Tucked between high-rise dormitories and the university president’s mansion, three Navajo hogans are part of a radical experiment in architecture, solar energy and anthropology.
“It’s a blending of old traditions with new technology,” says Charlie Cambridge, a graduate student in anthropology who wanted to update his people’s traditional dwellings to provide an alternative to cookie-cutter government housing on the huge Navajo reservation.
The result is called “culturally relevant housing” and is now expanding—on paper, at least—to modern versions of igloos, tepees, Inca cliff dwellings and underground earth lodges.
It began several years ago, when Cambridge, himself a Navajo, sketched his Hogan idea on napkins and began showing them around.
Within the tribe, the initial response was: “That’s really cute, but the Navajo people want to be modern like everyone else,” Cambridge recalled.

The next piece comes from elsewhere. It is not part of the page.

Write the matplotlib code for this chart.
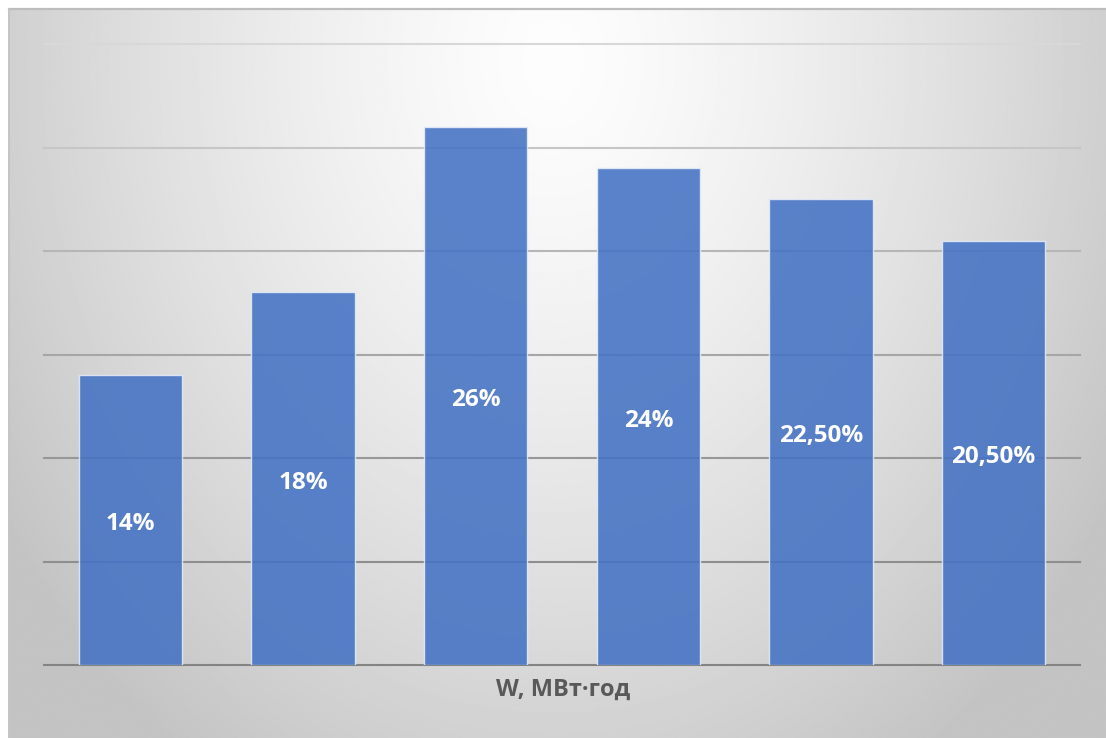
import numpy as np
import matplotlib
matplotlib.use("Agg")
import matplotlib.pyplot as plt
from matplotlib.lines import Line2D

# -----------------------------
# 1. DATA
# -----------------------------
values = [14, 18, 26, 24, 22.5, 20.5]
value_labels = ['14%', '18%', '26%', '24%', '22,50%', '20,50%']
y_ticks = [0, 5, 10, 15, 20, 25, 30]
x_title = 'W, МВт·год'

plt.rcParams['font.family'] = ['Open Sans', 'DejaVu Sans']

W, H = 1106, 738
fig = plt.figure(figsize=(W / 100, H / 100), dpi=100, facecolor='white')

# -----------------------------
# 2. BACKGROUND (radial gradient, light at top centre)
# -----------------------------
x0, y0 = 9, 9
bg = fig.add_axes([x0 / W, 0, 1 - x0 / W, (H - y0) / H], zorder=-5)
gx = np.linspace(x0, W, 600)
gy = np.linspace(y0, H, 400)
XX, YY = np.meshgrid(gx, gy)
r = np.sqrt(((XX - 553) / 540) ** 2 + ((YY - 60) / 690) ** 2)
shade = np.clip(253 - 44 * r ** 1.35, 196, 253) / 255
bg.imshow(shade, cmap='gray', vmin=0, vmax=1, aspect='auto',
          extent=[x0, W, H, y0], interpolation='bilinear')
bg.set_xlim(x0, W)
bg.set_ylim(H, y0)
bg.axis('off')

# thin frame edge at top and left
fig.add_artist(Line2D([x0 / W, 1], [1 - y0 / H, 1 - y0 / H], color='#bdbdbd', lw=1.6))
fig.add_artist(Line2D([x0 / W, x0 / W], [0, 1 - y0 / H], color='#c4c4c4', lw=1.4))

# -----------------------------
# 3. BARS
# -----------------------------
ax = fig.add_axes([44 / W, (H - 665) / H, (1080 - 44) / W, (665 - 44) / H])
ax.patch.set_alpha(0)
x = np.arange(len(values))
bars = ax.bar(x, values, width=0.6, color='#4472C4', alpha=0.88,
              edgecolor='#e4ecf8', linewidth=1.0, zorder=3)

for xi, v, lab in zip(x, values, value_labels):
    ax.annotate(lab, (xi, v / 2), xytext=(0, -3), textcoords='offset points',
                ha='center', va='center', color='white',
                fontsize=17.5, fontweight='bold', zorder=4)

ax.set_xlim(-0.5, len(values) - 0.5)
ax.set_ylim(0, 30)
ax.set_yticks(y_ticks)
ax.set_xticks([])
ax.tick_params(axis='y', length=0, labelleft=False)
ax.grid(axis='y', linewidth=1.5, zorder=1)
ax.set_axisbelow(True)

# gridlines fade toward the top
grid_colors = ['#848484', '#8e8e8e', '#989898', '#a6a6a6', '#b6b6b6', '#c6c6c6', '#d8d8d8']
for gl, c in zip(ax.get_ygridlines(), grid_colors):
    gl.set_color(c)
    gl.set_clip_on(False)

for s in ax.spines.values():
    s.set_visible(False)

fig.text(563 / W, 1 - 690 / H, x_title, ha='center', va='center',
         fontsize=17, fontweight='bold', color='#595959')

fig.savefig('out.png', dpi=100)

Finally, someone introduced him to Dennis Holloway, an architect at the university’s College of Environmental Design, Holloway, who specializes in solar housing, was intrigued.
“The concept of passive solar energy—where a building is made to basically heat itself without artificial devices—is ancient,” Holloway said. “We’ve just forgotten it.”
The pair visited reservations, solicited ideas from Indians and spent two years discussing the project every Saturday in a local coffeehouse.
The university agreed to donate a piece of land, and with cash grants, donated materials and volunteer student labor, construction of the hogans began 18 months ago. They should be completed this semester.